Working age Australians have become far less reliant on welfare payments since the turn of the century – undermining Abbott government claims of a crisis of welfare dependency in Australia.
The finding comes from the Household, Income and Labour Dynamics in Australia (HILDA) Survey, an authoritative Melbourne Institute of Applied Economic and Social Research report that has tracked more than 12,000 people since 2001.
The latest HILDA report, for 2011, shows rising inequality in Australia as well as flat or even falling living standards for middle-class Australians in the years after the global financial crisis.
But it also shows a marked trend away from working age Australians – and even pensioners – being as reliant on welfare.
Last month’s federal budget included a number of measures to restrict welfare, including preventing unemployed people under 30 getting access to payments for up to six months.
Treasurer Joe Hockey, in a speech last week, described Australia’s welfare system as ‘‘unsustainable’’ and said claims the budget was unfair were misguided “old-style socialism”.
He said the government was spending, on average, more than $6000 on welfare for every Australian.
“The average working Australian, be they a cleaner, a plumber or a teacher, is working over one month full-time each year just to pay for the welfare of another Australian,’’ he said.

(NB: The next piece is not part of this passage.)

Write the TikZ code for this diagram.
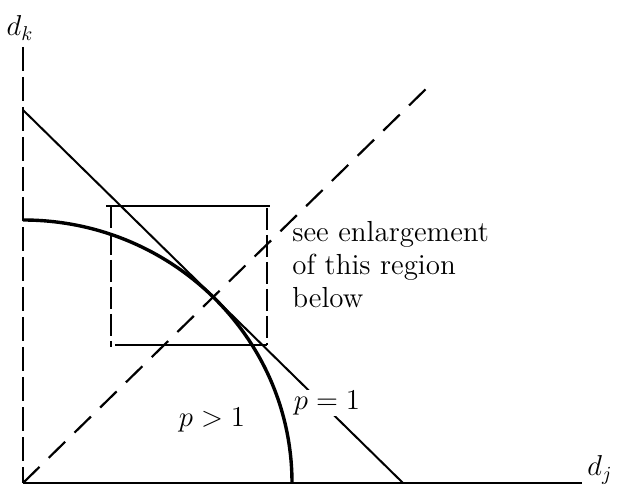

Yet the HILDA research shows that in 2001 23 per cent of people aged 18 to 64 had received welfare payments each week and a decade later that had fallen sharply to 18.5 per cent.
There has also been a big drop in the percentage of working age households where more than 90 per cent of their income came from welfare. In 2001 that accounted for 7.1 per cent of households while a decade later it was just 4.8 per cent.
The proportion of retired people who relied on benefits as their main source of income also declined across the decade from 65.8 per cent to 63.5 per cent.
The report's author, Associate Professor Roger Wilkins, said Australia was experiencing its lowest level of welfare reliance in decades, possibly since the 1980s.
‘‘I’m absolutely bewildered by Hockey’s obsession on welfare reliance in Australia,’’ he said. ‘‘It’s lower than it's been in a couple of decades, possibly longer.’’
Professor Wilkins said the long-term trend away from welfare reliance was largely the result of Australia’s long boom, although a succession of welfare reforms that have tightened eligibility to payments had also contributed.
‘‘The long and short of it is we’ve had 20 years of growth uninterrupted by a recession. This is a fact I don’t think is appreciated widely enough,’’ he said. ‘‘It is the longest boom recorded in any developed country ever.’’
The long boom had also helped the number of Australians in absolute poverty halve in the decade with low, middle and high-income groups all recording strong real income growth. Despite that, inequality is rising in Australia with men in highly paid full-time jobs recording the strongest wages growth.
Professor Wilkins said besides 2009 – when government stimulus payments lessened inequality – the trend since the mid-2000s has been for inequality to edge higher. While we are far more equal than US or many developing countries, among rich countries we have reasonably high levels of inequality.
‘‘We’re probably not as equal a country as many people think,’’ he said.
The Rudd government’s stimulus payments of 2009 also masked the effect of the global financial crisis with living standards rising sharply that year as interest rates fell and incomes rose.
But disposable income for the median household fell in both 2010 and 2011 on one measure. That contrasts with the years before the financial crisis when there had been strong growth in real household income. ‘‘It’s a pretty good hint for why the Rudd and Gillard governments had such a difficult time ... median household incomes were going backwards,’’ he said. ‘‘I think that is a delayed GFC effect.’’
As the federal government moved to rein in its large deficit there were no more income tax cuts while thresholds for some payments, such as family tax payments, were frozen. ‘‘That’s why people were feeling a bit aggrieved,’’ Professor Wilkins said.